BY DEBBIE PAGE
debbiepage.iredellfreenews@gmail.com

Art students at The Brawley School, an International Baccalaureate World School, participated in the United Nations International Day of Peace on Tuesday.

Assistant Principal Misty Basham, decked out in hippie fashion with a large peace sign necklace, said that part of the mission of an IB school is to “promote global awareness and world peace.”

“We take a lot of opportunities to integrate a lot of different cultures and anything that’s internationally focused,” she explained.

“Peace Day” has been observed around the world each year since it was established in 1981 by a unanimous United Nations resolution to provide a globally shared date for all humanity to commit to peace above all differences and to contribute to building a culture of peace.

Art teacher Edelweiss Vogel chose to engage her middle school students in the Pinwheels for Peace  project to enhance their awareness of the observance.

After registering the school as a participant on the website, Vogel had students brainstorm their ideas associated with both world and personal peace, tolerance, and harmony on one side of the pinwheel template and then draw colorful, unique visual representations of those ideas on the other side.

Students used visual representations such as peace symbols, doves, hearts, cranes, flowers, and the two finger hand peace sign to represent their thoughts.

Vogel and her students planned to install the pinwheels around a huge, colorful yard art sign in front of the school for “International Day of Peace” on Tuesday, but heavy rains delayed their plans until the weather improves later in the week.

“The installation is to show the public that students are a part of the community and want to do something for the world,” said Vogel.

Students also painted smooth stones with peace day art to place around the school and community to spread their message.

ABOUT PINWHEELS FOR PEACE

Pinwheels for Peace, an art installation project initiated in 2005, is the brainchild Ann Ayers and Ellen McMillan, who were then art teachers at Monarch High School in Florida.

They decided to use the pinwheel, a childhood symbol of simple, joyful, peaceful times, as a way for their students to express their feelings about world events and and their own experiences.

The project quickly spread, with millions of art teachers, teachers, parents, children, and adults who desire world peace now participating in the project.

The project creators believe “violence has become commonplace and accepted as part of our society and, for some, it is a way of life.

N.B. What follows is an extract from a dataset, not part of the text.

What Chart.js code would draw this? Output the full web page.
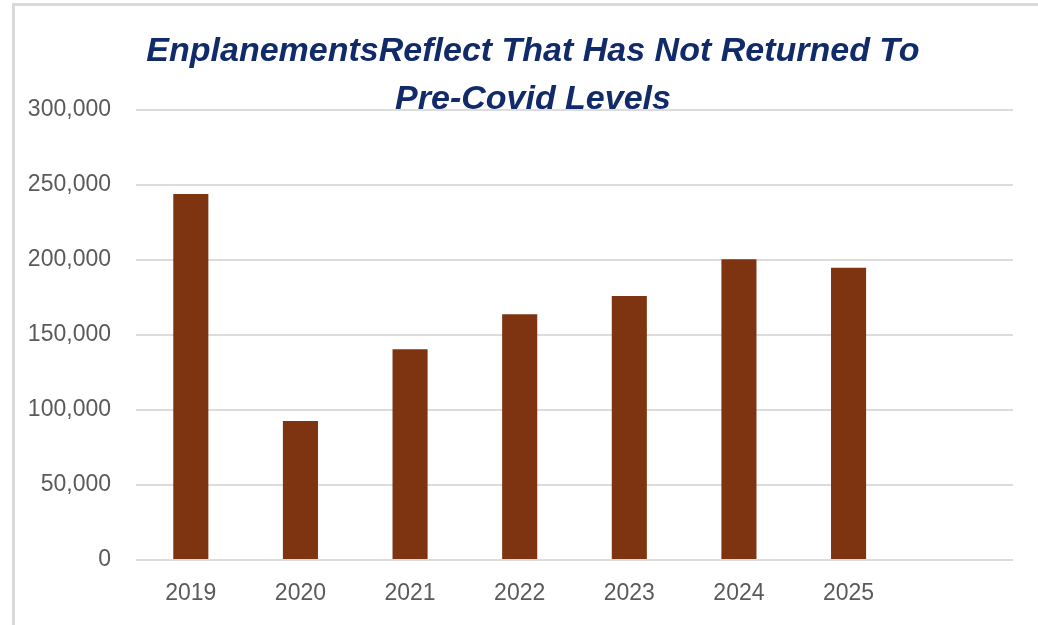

It is our hope that through the Pinwheels for Peace project, we can make a public visual statement about our feelings about war/ peace/ tolerance/ cooperation/ harmony/ unity and, in some way, maybe, awaken the public and let them know what we are thinking.”

The project is not political nor related only to war. Ayers and McMillan said the pinwheel project can represent a reaction to violence or intolerance in our daily lives or to achieving peace of mind.

Their goal is to create peace for all that is “a state of calm and serenity, with no anxiety, the absence of violence, freedom from conflict or disagreement among people or groups of people.”

Since 2005, the project has gone from 500,000 pinwheels planted the first year to four million pinwheels in 2019.